Gail O’Day |
O’Day is Dean and Professor of New Testament and Preaching at the Wake Forest University School of Divinity. She is a graduate of Brown University, earned a Master of Theological Studies from Harvard Divinity School and a doctorate in New Testament from Emory. She is an ordained minister in the United Church of Christ.
O’Day taught in the religion department at Hamilton College in Clinton, New York, for a year before becoming assistant professor of New Testament at Eden Theological Seminary, a United Church of Christ seminary in St. Louis, Missouri, in 1983.
She joined the Candler School of Theology faculty as assistant professor of biblical preaching in 1987, and was appointed the A.H. Shatford Professor of New Testament and Preaching in 1997. She was Senior Associate Dean of Faculty and Academic Affairs, the chief academic officer for the School of Theology, from 2003 until her appointment to Wake Forest in 2010.
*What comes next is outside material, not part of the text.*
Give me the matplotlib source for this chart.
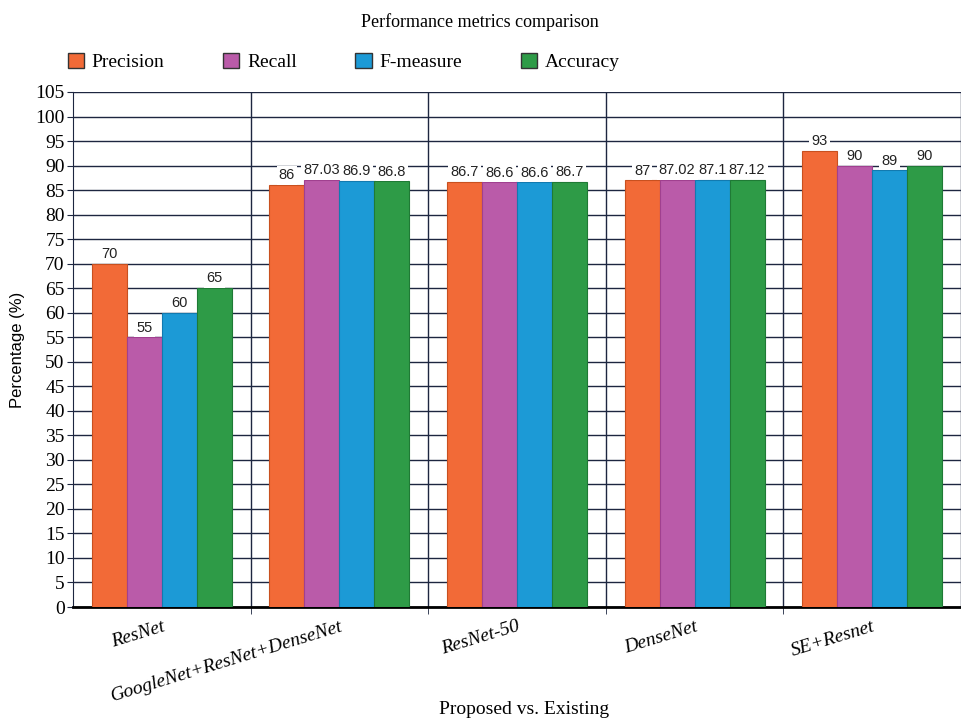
import numpy as np
import matplotlib.pyplot as plt
from matplotlib.patches import Patch

models = ["ResNet", "GoogleNet+ResNet+DenseNet", "ResNet-50", "DenseNet", "SE+Resnet"]
metrics = ["Precision", "Recall", "F-measure", "Accuracy"]
precision = [70, 86, 86.7, 87, 93]
recall = [55, 87.03, 86.6, 87.02, 90]
f_measure = [60, 86.9, 86.6, 87.1, 89]
accuracy = [65, 86.8, 86.7, 87.12, 90]

colors = ["#F26A37", "#BA5BA9", "#1C9AD6", "#2E9B47"]
edges = ["#C8501F", "#A0408F", "#127AB0", "#1F7A35"]

serif = "Liberation Serif"
sans = "Liberation Sans"

fig = plt.figure(figsize=(9.61, 7.27), dpi=100)
ax = fig.add_axes([73 / 961, 1 - 607 / 727, 1 - 73 / 961, (607 - 92) / 727])

x = np.arange(len(models))
bar_w = 0.197
series = [precision, recall, f_measure, accuracy]

# grid first, bars over it
ax.set_axisbelow(True)
ax.set_ylim(0, 105)
ax.set_xlim(-0.5, -0.5 + 888 / 180)
ax.set_yticks(np.arange(0, 106, 5))
ax.yaxis.grid(True, color="#1d2640", linewidth=1.0)
ax.set_xticks(x)
ax.set_xticks(np.arange(0.5, len(models), 1), minor=True)
ax.xaxis.grid(True, which="minor", color="#1d2640", linewidth=1.0)
ax.xaxis.grid(False, which="major")

for i, vals in enumerate(series):
    pos = x + (i - 1.5) * bar_w
    ax.bar(pos, vals, width=bar_w, color=colors[i], edgecolor=edges[i],
           linewidth=0.8, zorder=3)
    for p, v in zip(pos, vals):
        ax.annotate(f"{v:g}", (p, v), xytext=(0, 7), textcoords="offset points",
                    ha="center", va="center", fontsize=10.5, family=sans,
                    color="#222222", zorder=4,
                    bbox=dict(boxstyle="square,pad=0.15", fc="white", ec="none"))

ax.spines["top"].set_visible(False)
ax.spines["right"].set_visible(False)
ax.spines["left"].set_color("#1d2640")
ax.spines["bottom"].set_color("black")
ax.spines["bottom"].set_linewidth(2)

ax.tick_params(axis="y", length=4, color="#1d2640", pad=2)
ax.tick_params(axis="x", which="major", length=0, pad=8)
ax.tick_params(axis="x", which="minor", length=5, color="#1d2640")

for lab in ax.get_yticklabels():
    lab.set_fontsize(14)
    lab.set_family(serif)

ax.set_xticklabels(models, rotation=17, ha="right", rotation_mode="anchor",
                   fontsize=14, family=serif, style="italic")

fig.text(480 / 961, 1 - 22 / 727, "Performance metrics comparison",
         ha="center", va="center", fontsize=13, family=serif)
fig.text(524 / 961, 1 - 710 / 727, "Proposed vs. Existing",
         ha="center", va="center", fontsize=14, family=serif)
fig.text(18 / 961, 1 - 350 / 727, "Percentage (%)", rotation=90,
         ha="center", va="center", fontsize=12, family=sans)

handles = [Patch(facecolor=c, edgecolor="#333333", linewidth=1) for c in colors]
fig.legend(handles, metrics, loc="center left",
           bbox_to_anchor=(50 / 961, 1 - 62 / 727), ncol=4, frameon=False,
           prop={"family": serif, "size": 14}, handlelength=0.85,
           handleheight=0.85, handletextpad=0.4, columnspacing=3.0)

fig.savefig("out.png", dpi=100)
Her scholarly research focuses on the Gospel of John, the Bible and preaching, and the history of biblical interpretation. She has written a number of books and articles, including the commentary on the Gospel of John in The New Interpreters Bible (1996) and most recently, Preaching the Revised Common Lectionary: A Guide (Abingdon Press, 2007). She is editor or co-editor of several volumes, including the Oxford Access Bible (Oxford University Press, 1999) and the Theological Bible Commentary (Westminster John Knox Press, 2009). She was editor of the Journal of Biblical Literature from 1999-2006 and is currently General Editor of the Society of Biblical Literature book series, Early Christianity and its Literature.
O’Day’s presentation will focus on the friendship aspects of the Gospel of John. Friendship is a pivotal social and theological category in the Gospel of John, defining Jesus’ relationship to his followers and his followers’ relationship to one another. To read the Gospel of John through the lens of friendship positions God’s love made tangible in the incarnation at the center of the theological conversation. Friendship also becomes the way Christians can live out God’s love in the world.